(Notes sur la création) Marc Blanchet, "Les Amis secrets"
Par Florence Trocmé
« "L'art peut être très rapide, / à condition d'être très lent", a écrit quelqu'un avant de l'enfouir dans l'anonyme », confie Valente avant que sa propre parole puisse par le poème rejoindre la masse aveugle du dire. À la fin d'un poème, l'écrivain espagnol cite cette phrase comme pour dépecer celui-ci de toute prétention et rappeler que son écriture n'est qu'une mise en échos. L'ensemble de sa poésie est le déploiement de sons disparates d'une origine innommable, que l'on approche en espérant que les mots veuillent bien se souvenir. Ceux-ci sont déjà dans l'attente de leur propre évanouissement. Le poème est une forme suprême de méditation pour les convier et s'oublier en eux. Et connaître l'envers des choses. C'est la nuit profonde de Jean de la Croix.

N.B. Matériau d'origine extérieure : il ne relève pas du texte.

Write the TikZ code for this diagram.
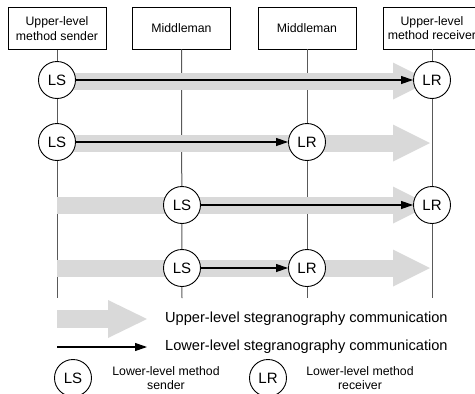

La poésie permet d'épouser la nature évanescente des mots tout en mesurant leur pouvoir à engendrer le temps — un espace en dehors des limites humaines et dans l'écoute d'un au-delà.
Écrire nous fait verser dans l'inconnu, parmi des flots de points aveugles (mot dans lequel je reconnais presque en anagramme le nom de José Angel Valente.) Sommet du poème, la lecture déploie en soi une perception élastique du temps en frôlant la lumière dans sa disparition. C'est une nuit profonde, et la seule connaissance possible : ressentir ce qui nous aveugle, et éventuellement remercier la flèche qui en blessant nous fait naître. La poésie de Valente est en variations cette reconnaissance qui ne se lit ni de gauche à droite ni dans le sens contraire : la lecture dans sa verticalité seule signe notre condition. Nous l'effectuons, tels des anges déchus, de haut en bas, dans le sens de la chute, comme si elle promettait à son terme une ascension. »
Marc Blanchet, Les Amis secrets, éditions José Corti, 2005, p. 17.